Sunday, September 27, 2020

The battle for the sexes

Sermon for the sixteenth Sunday after Trinity

The Catholic Church does not ordain women to the priesthood.

How misogynistic!

Clearly, the Catholic Church is wrong to stop women from taking roles of leadership within the Church. A woman is just as good as a man, isn't she? Whatever a man can do, a woman can do, right?

But then...

"A woman's place is in the home." "A real man doesn't show his feelings." "Don't be such a girl!"

[PAUSE]

Do you notice that in all of these statements, love is not mentioned once.

The Church has a bit of a chequered history when it comes to understanding the difference between men and women and how that difference is to be expressed.

There have been times that even members of the Church who should know better have seen women as inferior. They have seen wives as the possessions of their husbands. 

This is a pagan idea. It is most notably the idea of Aristotle who sees a woman as an incomplete man. His ideas have been hard to shake off. Look how recently it has been that women have been allowed to vote as if they don't have the brains to operate politically.

Does the Church really treat women as being inferior?

[PAUSE]

Certainly the Church believes that there is a difference between men and women. The priesthood always has been male from the beginning of the sacrificial system. That is how God arranges it. The differences between men and women go beyond the obvious arrangements of the body. They are written in every cell of the body. They are written in the hormones and other chemicals that make the body work. Medicines that work on men do not work as effectively on women and vice versa. These are scientific facts. Science says that men and women are different. Science also says that men and women are both human.

[PAUSE]

And then St Paul says, "Wives, submit yourselves unto your own husbands, as unto the Lord."

Submit? How misogynistic! Women again being dominated by men!

Well here's the problem. Secular society reads St Paul's words as a question of power, of one sex having control and authority over the other, of one sex being a slave of the other.

And indeed that's how women have been treated, even by members of the Church.

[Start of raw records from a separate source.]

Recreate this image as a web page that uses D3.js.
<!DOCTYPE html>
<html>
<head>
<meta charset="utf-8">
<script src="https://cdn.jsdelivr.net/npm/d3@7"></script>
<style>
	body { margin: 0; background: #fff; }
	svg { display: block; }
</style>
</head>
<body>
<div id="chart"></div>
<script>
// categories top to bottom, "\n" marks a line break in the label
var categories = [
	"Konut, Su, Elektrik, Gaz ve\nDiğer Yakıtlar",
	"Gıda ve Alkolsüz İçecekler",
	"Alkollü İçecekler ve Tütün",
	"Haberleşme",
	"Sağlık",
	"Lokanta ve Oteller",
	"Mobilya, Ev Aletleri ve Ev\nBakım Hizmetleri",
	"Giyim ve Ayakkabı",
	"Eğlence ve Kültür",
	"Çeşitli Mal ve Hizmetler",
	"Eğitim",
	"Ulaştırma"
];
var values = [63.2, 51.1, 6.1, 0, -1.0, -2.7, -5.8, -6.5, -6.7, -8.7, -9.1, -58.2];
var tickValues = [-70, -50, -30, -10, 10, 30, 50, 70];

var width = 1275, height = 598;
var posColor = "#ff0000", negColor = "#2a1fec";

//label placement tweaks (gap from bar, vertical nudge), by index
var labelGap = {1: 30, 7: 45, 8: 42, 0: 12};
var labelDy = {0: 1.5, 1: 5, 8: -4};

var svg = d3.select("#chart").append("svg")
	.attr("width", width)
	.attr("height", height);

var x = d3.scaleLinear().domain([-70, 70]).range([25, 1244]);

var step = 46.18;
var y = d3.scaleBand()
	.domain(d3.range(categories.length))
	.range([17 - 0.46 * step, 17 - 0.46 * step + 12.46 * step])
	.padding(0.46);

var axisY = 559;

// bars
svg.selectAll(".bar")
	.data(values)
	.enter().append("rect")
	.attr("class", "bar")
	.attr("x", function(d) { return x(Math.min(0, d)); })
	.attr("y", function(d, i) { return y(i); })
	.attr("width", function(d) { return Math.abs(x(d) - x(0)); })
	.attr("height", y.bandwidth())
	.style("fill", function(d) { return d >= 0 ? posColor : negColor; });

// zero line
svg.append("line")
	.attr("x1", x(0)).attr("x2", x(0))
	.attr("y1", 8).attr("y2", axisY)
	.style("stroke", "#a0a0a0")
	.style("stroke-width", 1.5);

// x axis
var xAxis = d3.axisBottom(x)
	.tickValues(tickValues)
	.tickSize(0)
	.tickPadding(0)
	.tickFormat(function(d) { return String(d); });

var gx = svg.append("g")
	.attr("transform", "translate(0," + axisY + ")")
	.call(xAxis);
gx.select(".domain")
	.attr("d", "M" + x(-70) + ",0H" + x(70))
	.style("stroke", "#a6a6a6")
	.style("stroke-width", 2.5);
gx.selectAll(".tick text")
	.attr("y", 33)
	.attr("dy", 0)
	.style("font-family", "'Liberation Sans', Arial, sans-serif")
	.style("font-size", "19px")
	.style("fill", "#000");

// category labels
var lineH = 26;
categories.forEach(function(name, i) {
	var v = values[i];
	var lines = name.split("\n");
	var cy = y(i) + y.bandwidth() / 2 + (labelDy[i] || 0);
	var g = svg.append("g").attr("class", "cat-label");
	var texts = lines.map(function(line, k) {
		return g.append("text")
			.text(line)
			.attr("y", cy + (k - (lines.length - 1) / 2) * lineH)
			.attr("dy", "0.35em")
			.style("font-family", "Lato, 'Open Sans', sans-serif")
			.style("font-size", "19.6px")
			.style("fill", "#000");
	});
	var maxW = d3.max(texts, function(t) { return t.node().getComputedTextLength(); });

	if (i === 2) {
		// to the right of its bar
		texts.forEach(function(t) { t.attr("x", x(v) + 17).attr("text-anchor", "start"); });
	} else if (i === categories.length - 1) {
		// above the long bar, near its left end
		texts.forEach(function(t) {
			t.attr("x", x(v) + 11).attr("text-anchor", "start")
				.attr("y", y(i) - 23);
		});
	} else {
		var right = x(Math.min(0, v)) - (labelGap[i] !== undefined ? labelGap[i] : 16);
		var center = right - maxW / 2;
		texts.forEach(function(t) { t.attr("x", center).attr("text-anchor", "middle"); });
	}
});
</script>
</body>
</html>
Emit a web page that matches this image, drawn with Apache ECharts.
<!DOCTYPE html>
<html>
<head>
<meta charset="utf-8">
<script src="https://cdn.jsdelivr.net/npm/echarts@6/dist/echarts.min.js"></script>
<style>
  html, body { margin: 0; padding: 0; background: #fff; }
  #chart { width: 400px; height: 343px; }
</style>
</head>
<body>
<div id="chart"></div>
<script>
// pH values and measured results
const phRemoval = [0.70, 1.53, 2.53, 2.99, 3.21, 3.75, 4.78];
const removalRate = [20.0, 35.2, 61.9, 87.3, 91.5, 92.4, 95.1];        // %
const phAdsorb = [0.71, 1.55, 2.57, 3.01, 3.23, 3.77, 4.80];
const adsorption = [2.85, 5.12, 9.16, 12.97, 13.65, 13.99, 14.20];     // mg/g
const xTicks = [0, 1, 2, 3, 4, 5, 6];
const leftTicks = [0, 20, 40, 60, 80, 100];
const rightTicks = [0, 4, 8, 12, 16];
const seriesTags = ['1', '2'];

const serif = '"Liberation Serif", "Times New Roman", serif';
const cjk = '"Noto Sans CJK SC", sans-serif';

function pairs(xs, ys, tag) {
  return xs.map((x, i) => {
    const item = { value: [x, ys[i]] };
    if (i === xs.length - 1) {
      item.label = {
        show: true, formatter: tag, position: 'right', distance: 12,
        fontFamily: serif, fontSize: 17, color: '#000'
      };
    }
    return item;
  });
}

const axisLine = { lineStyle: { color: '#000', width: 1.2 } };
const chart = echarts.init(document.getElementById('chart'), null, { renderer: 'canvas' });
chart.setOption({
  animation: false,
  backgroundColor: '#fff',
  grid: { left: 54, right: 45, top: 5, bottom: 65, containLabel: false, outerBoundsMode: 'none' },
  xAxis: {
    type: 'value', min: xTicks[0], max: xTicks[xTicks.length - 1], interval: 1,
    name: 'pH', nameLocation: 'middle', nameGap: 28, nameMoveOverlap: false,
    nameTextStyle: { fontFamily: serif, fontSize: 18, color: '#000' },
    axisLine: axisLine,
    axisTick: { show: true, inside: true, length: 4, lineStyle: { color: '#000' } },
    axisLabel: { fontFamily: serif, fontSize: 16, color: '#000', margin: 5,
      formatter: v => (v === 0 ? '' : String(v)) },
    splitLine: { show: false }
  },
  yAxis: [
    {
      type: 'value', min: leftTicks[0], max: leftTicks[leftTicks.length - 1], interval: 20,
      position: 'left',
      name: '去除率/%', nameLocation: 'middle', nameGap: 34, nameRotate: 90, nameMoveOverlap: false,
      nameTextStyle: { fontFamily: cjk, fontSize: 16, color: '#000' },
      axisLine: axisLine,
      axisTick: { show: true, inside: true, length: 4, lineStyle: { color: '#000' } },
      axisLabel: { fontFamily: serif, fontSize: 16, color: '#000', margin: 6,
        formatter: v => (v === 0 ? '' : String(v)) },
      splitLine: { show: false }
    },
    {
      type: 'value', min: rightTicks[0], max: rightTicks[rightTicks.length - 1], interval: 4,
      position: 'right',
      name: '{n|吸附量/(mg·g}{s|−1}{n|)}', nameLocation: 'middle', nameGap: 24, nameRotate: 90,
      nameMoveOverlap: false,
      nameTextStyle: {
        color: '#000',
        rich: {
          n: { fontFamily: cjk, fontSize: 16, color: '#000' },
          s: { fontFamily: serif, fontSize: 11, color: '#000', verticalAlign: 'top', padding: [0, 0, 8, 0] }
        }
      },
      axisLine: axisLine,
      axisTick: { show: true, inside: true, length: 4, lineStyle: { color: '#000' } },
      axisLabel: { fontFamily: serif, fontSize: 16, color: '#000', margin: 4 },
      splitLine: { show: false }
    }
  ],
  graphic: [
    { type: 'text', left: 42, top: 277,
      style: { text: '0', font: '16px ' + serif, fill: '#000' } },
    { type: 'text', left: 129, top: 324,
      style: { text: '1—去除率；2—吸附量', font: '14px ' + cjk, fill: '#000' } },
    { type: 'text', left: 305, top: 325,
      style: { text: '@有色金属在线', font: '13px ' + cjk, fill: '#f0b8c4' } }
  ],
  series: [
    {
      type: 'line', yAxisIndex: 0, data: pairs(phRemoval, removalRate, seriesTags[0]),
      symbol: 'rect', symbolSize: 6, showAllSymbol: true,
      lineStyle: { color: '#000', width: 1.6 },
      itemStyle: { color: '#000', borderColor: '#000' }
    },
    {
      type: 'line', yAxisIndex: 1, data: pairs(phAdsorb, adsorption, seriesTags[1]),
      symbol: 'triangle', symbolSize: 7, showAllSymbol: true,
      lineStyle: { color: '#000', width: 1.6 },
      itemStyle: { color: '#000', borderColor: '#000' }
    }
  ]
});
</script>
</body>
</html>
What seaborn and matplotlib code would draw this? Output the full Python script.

But if that's how people understand St Paul, then they are not listening to him. What does he say?

"Wives, submit yourselves unto your own husbands, as unto the Lord. For the husband is the head of the wife, even as Christ is the head of the church: and he is the saviour of the body. Therefore as the church is subject unto Christ, so let the wives be to their own husbands in every thing.

Husbands, love your wives, even as Christ also loved the church, and gave himself for it; That he might sanctify and cleanse it with the washing of water by the word, That he might present it to himself a glorious church, not having spot, or wrinkle, or any such thing; but that it should be holy and without blemish. So ought men to love their wives as their own bodies. He that loveth his wife loveth himself. For no man ever yet hated his own flesh; but nourisheth and cherisheth it, even as the Lord the church: For we are members of his body, of his flesh, and of his bones."

The relationship is clear. It's nothing to do with power and domination. It's nothing to do with servanthood or slavery. It's to do with love, trust, responsibility and support.

If the man is the head of a woman as part of one flesh then what's the use of a head without a body? That question has been answered horribly by the guillotine.

The head cannot digest food. It cannot walk. It cannot pick things up or play the piano.

The body cannot see, hear, smell or taste. It cannot think or guide.

Heads and bodies are necessarily complementary: they cannot exist without each other. The head must use its faculties to care for the body so that the body can support the head. To talk of the head dominating the body is nonsense.

Holy Scripture is clear from the beginning when Eve is taken from Adam. Men and women have different capacities on which the other relies. If only men can be priests then women have to support that in order to receive the nourishing grace of God. But then, priests have to give that nourishing grace not as an example of power-play but for their own salvation.

[PAUSE]

Ideas of superiority and inferiority are pagan in origin. They arise as issues of power not of love. Only men can be priests and lead the liturgy and St Paul bids women to submit to that for the love of the Church. That is the way God has ordered things. On the other hand if a priest sees his position as one of power and domination over his flock then he is inperilling his soul gravely. If a priest cannot be a servant to his flock then his view of the priesthood is contemptible - even in the eyes of God who said that he who exalts himself shall be abased.

Misogyny is the hatred of women. There can be no greater hatred of women than for a Society to destroy what it means to be a woman by treating her as a man in issues where that difference is important. There can be no greater hatred of women than to force arbitrary expectations upon them in order to demonstrate that they are women.

 The Church sees the difference between men and women as important: there are things that men can be that women can't and vice versa. The key ingredient is not social conformity but nothing less than Love and obedience to God.

[PAUSE]

We are all to submit to Christ as our head for we are the Church. Our relationship with Him should be the pattern for our relationships with each other for that is how we know love.

There is no battle of the sexes in the Church. If there is then it is purely pagan!